- _PROBLEM_
Search the listing below for "Convert". Copy each matching line.

═════ TASK MATERIAL

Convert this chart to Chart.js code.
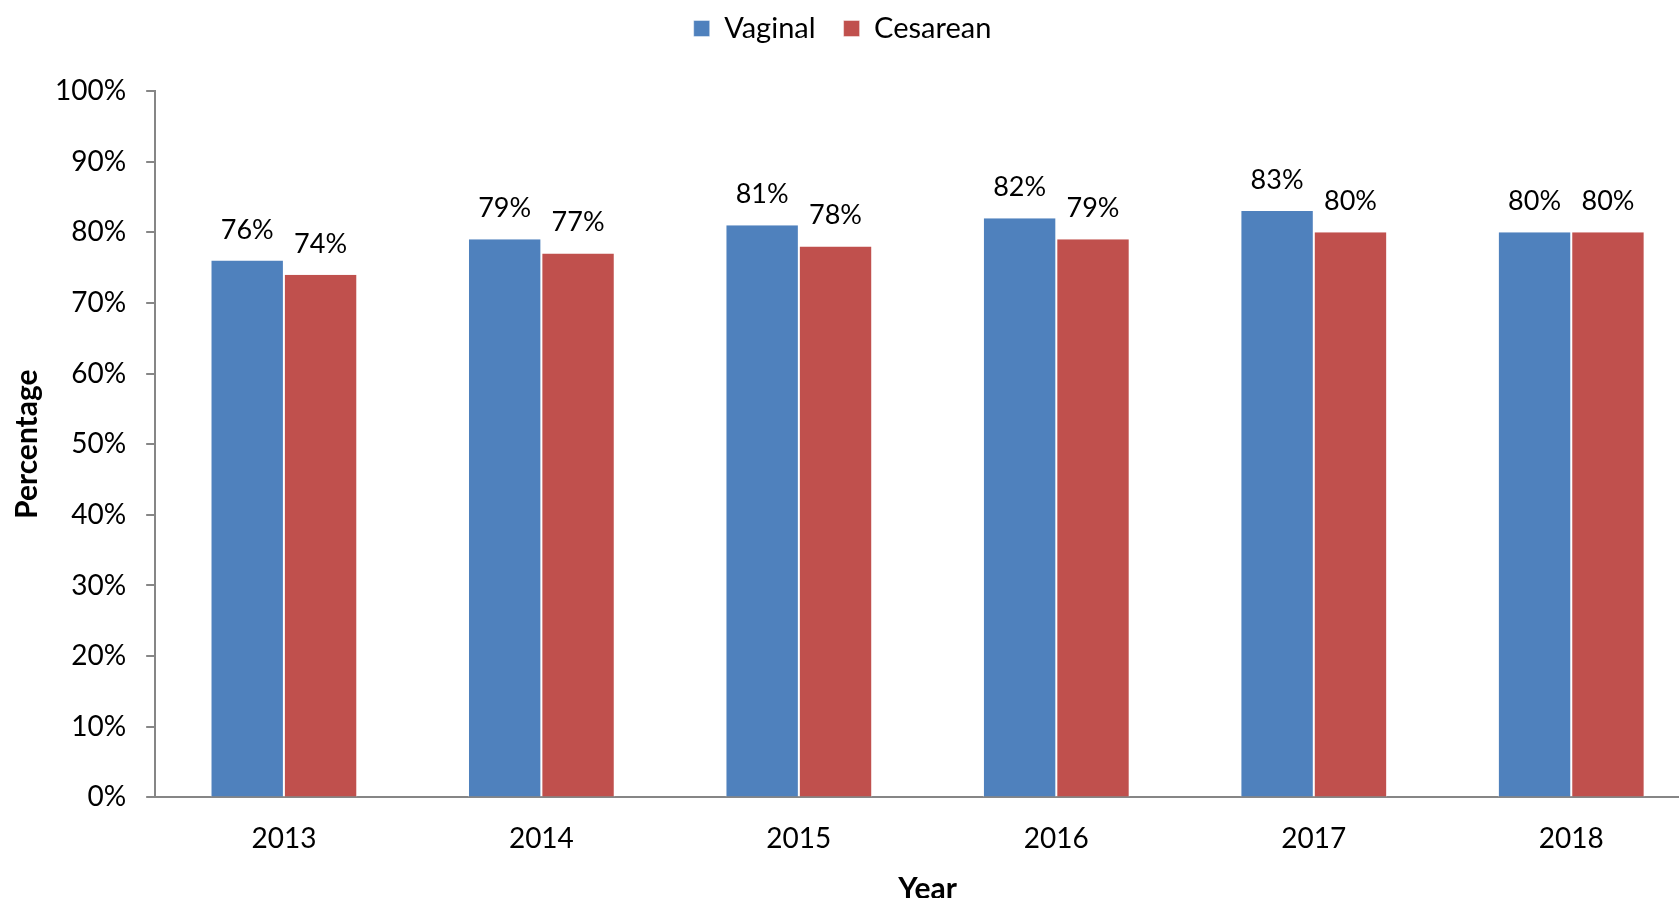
<!DOCTYPE html>
<html>
<head>
<meta charset="utf-8">
<script src="https://cdn.jsdelivr.net/npm/chart.js@4.4.1/dist/chart.umd.min.js"></script>
<style>
html,body{margin:0;padding:0;background:#fff;overflow:hidden;width:1679px;height:898px;}
#wrap{position:absolute;left:0;top:0;width:1702px;height:907px;}
</style>
</head>
<body>
<div id="wrap"><canvas id="c"></canvas></div>
<script>
const categories = ['2013','2014','2015','2016','2017','2018'];
const vaginal = [76, 79, 81, 82, 83, 80];
const cesarean = [74, 77, 78, 79, 80, 80];
const seriesNames = ['Vaginal','Cesarean'];
const yTicks = [0,10,20,30,40,50,60,70,80,90,100];

const FONT = "Lato, 'Open Sans', sans-serif";

const valueLabels = {
  id:'valueLabels',
  afterDatasetsDraw(chart){
    const ctx = chart.ctx;
    ctx.save();
    ctx.font = "27px " + FONT;
    ctx.fillStyle = '#000';
    ctx.textAlign = 'center';
    ctx.textBaseline = 'alphabetic';
    chart.data.datasets.forEach((ds,i)=>{
      const meta = chart.getDatasetMeta(i);
      meta.data.forEach((el,j)=>{
        ctx.fillText(ds.data[j] + '%', el.x, el.y - 22);
      });
    });
    ctx.restore();
  }
};

const legendTweak = {
  id:'legendTweak',
  beforeLayout(chart){
    const lg = chart.legend;
    if (lg && !lg._patched){
      const orig = lg.fit;
      lg.fit = function(){ orig.call(this); this.height += 20; };
      lg._patched = true;
    }
  },
  afterLayout(chart){
    const lg = chart.legend;
    if (!lg) return;
    lg.left -= 12; lg.right -= 12;
    lg.top -= 18; lg.bottom -= 18;
  }
};

new Chart(document.getElementById('c'), {
  type:'bar',
  data:{
    labels: categories,
    datasets:[
      {label: seriesNames[0], data: vaginal, backgroundColor:'#4F81BD', borderColor:'rgba(255,255,255,0.85)', borderWidth:{left:1,right:1,top:0,bottom:0}},
      {label: seriesNames[1], data: cesarean, backgroundColor:'#C0504D', borderColor:'rgba(255,255,255,0.85)', borderWidth:{left:1,right:1,top:0,bottom:0}}
    ]
  },
  options:{
    responsive:true,
    maintainAspectRatio:false,
    animation:false,
    layout:{padding:{left:9,right:2,top:4,bottom:0}},
    datasets:{bar:{categoryPercentage:0.57, barPercentage:1.0}},
    plugins:{
      legend:{
        position:'top',
        labels:{
          font:{family:FONT, size:29},
          color:'#000',
          boxWidth:16, boxHeight:16,
          padding:28
        }
      },
      tooltip:{enabled:false}
    },
    scales:{
      x:{
        grid:{display:false, drawTicks:false},
        border:{display:true, color:'#868686', width:2},
        ticks:{font:{family:FONT,size:28}, color:'#000', padding:25},
        title:{display:true, text:'Year', font:{family:FONT,size:30,weight:'bold'}, color:'#000', padding:{top:-10,bottom:0}}
      },
      y:{
        min:0, max:100,
        afterBuildTicks(axis){ axis.ticks = yTicks.map(v=>({value:v})); },
        grid:{drawOnChartArea:false, drawTicks:true, tickLength:9, color:'#868686', lineWidth:2},
        border:{display:true, color:'#868686', width:2},
        ticks:{font:{family:FONT,size:28}, color:'#000', padding:20, callback:(v)=>v+'%'},
        title:{display:true, text:'Percentage', font:{family:FONT,size:30,weight:'bold'}, color:'#000', padding:{top:0,bottom:-10}}
      }
    }
  },
  plugins:[valueLabels, legendTweak]
});
</script>
</body>
</html>
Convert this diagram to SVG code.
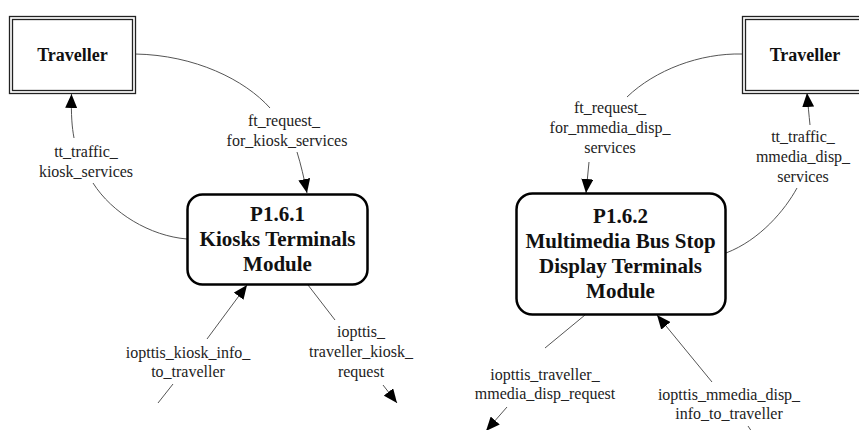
<svg xmlns="http://www.w3.org/2000/svg" width="859" height="430" viewBox="0 0 859 430">
  <style>
    .ext-outer { fill: #ffffff; stroke: #222222; stroke-width: 1.3; }
    .ext-inner { fill: none; stroke: #222222; stroke-width: 1.3; }
    .proc { fill: #ffffff; stroke: #000000; stroke-width: 2.5; }
    .title { font-family: "Liberation Serif", "Times New Roman", serif; font-weight: bold; fill: #111111; text-anchor: middle; }
    .ext-title { font-size: 18px; }
    .proc-title { font-size: 21px; }
    .flow { fill: none; stroke: #555555; stroke-width: 1; }
    .label { font-family: "Liberation Serif", "Times New Roman", serif; font-size: 16px; fill: #222222; text-anchor: middle; }
  </style>
  <defs>
    <marker id="arrow" markerUnits="userSpaceOnUse" markerWidth="15" markerHeight="12" refX="14" refY="6" orient="auto">
      <path d="M0,0 L14,6 L0,12 z" fill="#000000"/>
    </marker>
  </defs>
  <rect width="859" height="430" fill="#ffffff"/>

  <!-- data flows -->
  <g id="connectors">
    <!-- Traveller -> P1.6.1 -->
    <path class="flow" d="M135,54 C195,55 245,80 270,108"/>
    <path class="flow" d="M297,152 C301,165 304,178 307,193" marker-end="url(#arrow)"/>
    <!-- P1.6.1 -> Traveller -->
    <path class="flow" d="M187,239 C150,236 112,213 93,183"/>
    <path class="flow" d="M74,138 C72,127 71,116 71.5,94" marker-end="url(#arrow)"/>
    <!-- kiosk info -> P1.6.1 -->
    <path class="flow" d="M158,403 L173,384"/>
    <path class="flow" d="M207,339 L247,285" marker-end="url(#arrow)"/>
    <!-- P1.6.1 -> kiosk request -->
    <path class="flow" d="M308,285 L335,320"/>
    <path class="flow" d="M383,385 L397,403" marker-end="url(#arrow)"/>
    <!-- Traveller -> P1.6.2 -->
    <path class="flow" d="M742,54 C700,53 655,70 627,97"/>
    <path class="flow" d="M589,162 L586,193" marker-end="url(#arrow)"/>
    <!-- P1.6.2 -> Traveller -->
    <path class="flow" d="M726,253 C760,240 785,210 797,188"/>
    <path class="flow" d="M810,125 C809,115 808,105 807,93" marker-end="url(#arrow)"/>
    <!-- P1.6.2 -> display request -->
    <path class="flow" d="M585,315 L545,348"/>
    <path class="flow" d="M507,407 L486,431" marker-end="url(#arrow)"/>
    <!-- display info -> P1.6.2 -->
    <path class="flow" d="M748,426 L752,432"/>
    <path class="flow" d="M712,382 L657,315" marker-end="url(#arrow)"/>
  </g>

  <!-- flow labels -->
  <g id="flow-labels">
    <text class="label" x="284" y="126">ft_request_</text>
    <text class="label" x="287" y="146">for_kiosk_services</text>
    <text class="label" x="86" y="157">tt_traffic_</text>
    <text class="label" x="86" y="177">kiosk_services</text>
    <text class="label" x="188" y="358">iopttis_kiosk_info_</text>
    <text class="label" x="188" y="377">to_traveller</text>
    <text class="label" x="361" y="337">iopttis_</text>
    <text class="label" x="361" y="357">traveller_kiosk_</text>
    <text class="label" x="361" y="377">request</text>
    <text class="label" x="610" y="113">ft_request_</text>
    <text class="label" x="610" y="133">for_mmedia_disp_</text>
    <text class="label" x="610" y="153">services</text>
    <text class="label" x="803" y="142">tt_traffic_</text>
    <text class="label" x="803" y="162">mmedia_disp_</text>
    <text class="label" x="803" y="182">services</text>
    <text class="label" x="545" y="380">iopttis_traveller_</text>
    <text class="label" x="545" y="399">mmedia_disp_request</text>
    <text class="label" x="729" y="400">iopttis_mmedia_disp_</text>
    <text class="label" x="729" y="419">info_to_traveller</text>
  </g>

  <!-- terminators -->
  <g id="traveller-left">
    <rect class="ext-outer" x="9.5" y="16.5" width="126" height="77"/>
    <rect class="ext-inner" x="12.5" y="19.5" width="120" height="71"/>
    <text class="title ext-title" x="72.5" y="61">Traveller</text>
  </g>
  <g id="traveller-right">
    <rect class="ext-outer" x="742.5" y="16.5" width="126" height="77"/>
    <rect class="ext-inner" x="745.5" y="19.5" width="120" height="71"/>
    <text class="title ext-title" x="805" y="61">Traveller</text>
  </g>

  <!-- processes -->
  <g id="p1-6-1">
    <rect class="proc" x="187.5" y="194.5" width="180" height="90" rx="15" ry="15"/>
    <text class="title proc-title" x="277.5" y="221">P1.6.1</text>
    <text class="title proc-title" x="277.5" y="246">Kiosks Terminals</text>
    <text class="title proc-title" x="277.5" y="271">Module</text>
  </g>
  <g id="p1-6-2">
    <rect class="proc" x="516.5" y="193.5" width="209" height="121" rx="16" ry="16"/>
    <text class="title proc-title" x="620.5" y="223">P1.6.2</text>
    <text class="title proc-title" x="620.5" y="248">Multimedia Bus Stop</text>
    <text class="title proc-title" x="620.5" y="273">Display Terminals</text>
    <text class="title proc-title" x="620.5" y="298">Module</text>
  </g>
</svg>
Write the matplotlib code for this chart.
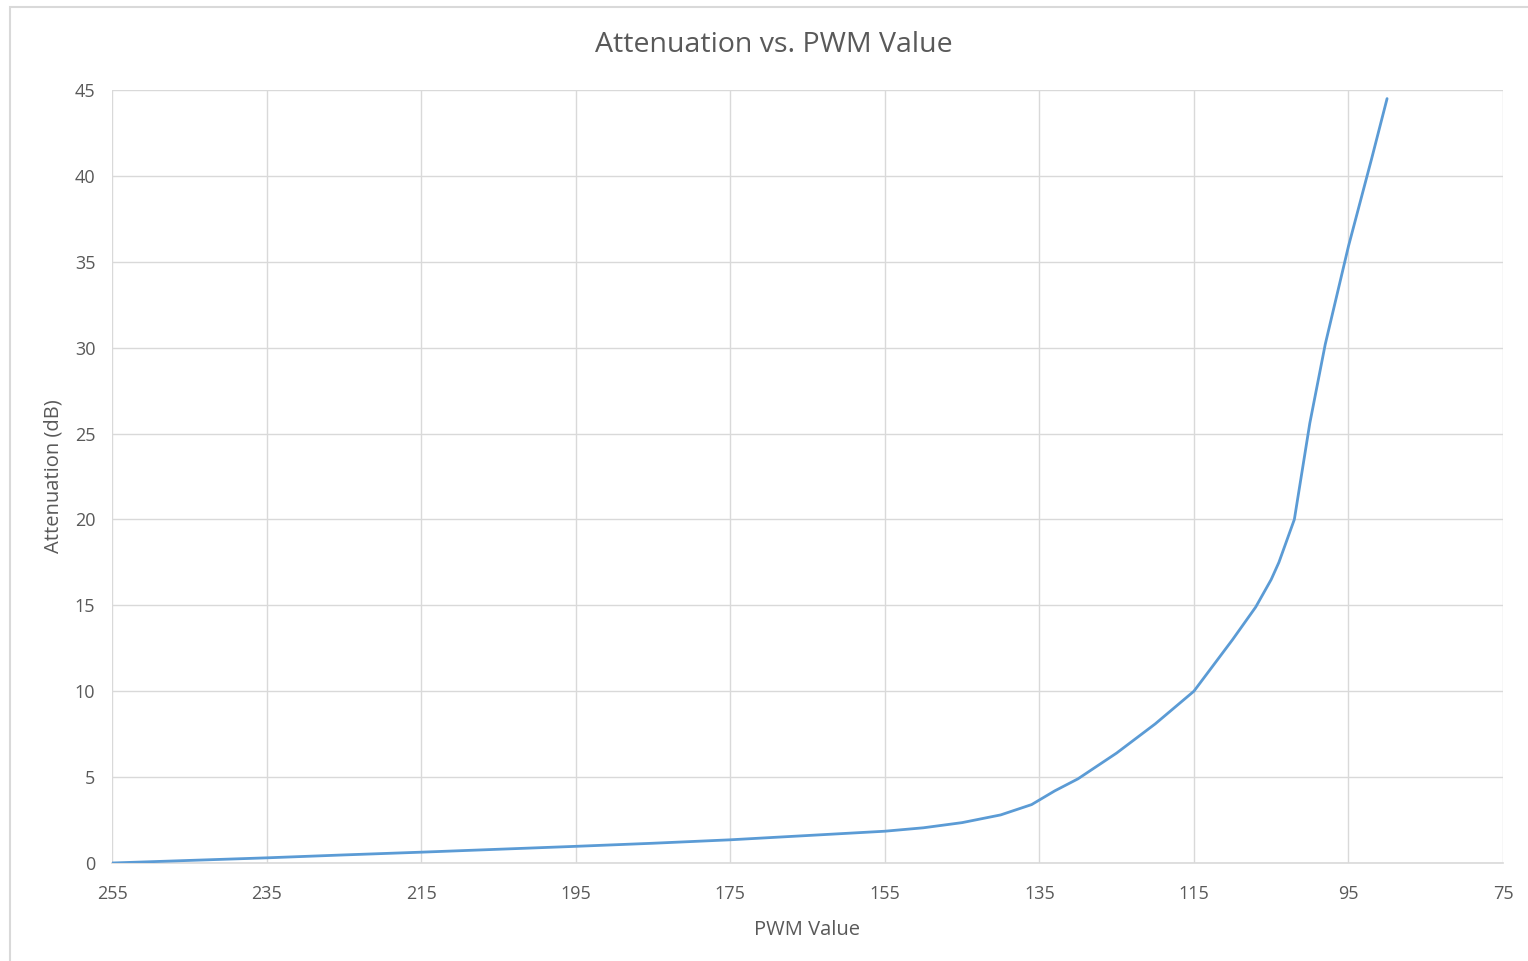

══════════

- _EXERCISE SOLUTION_
Convert this chart to Chart.js code.
Convert this diagram to SVG code.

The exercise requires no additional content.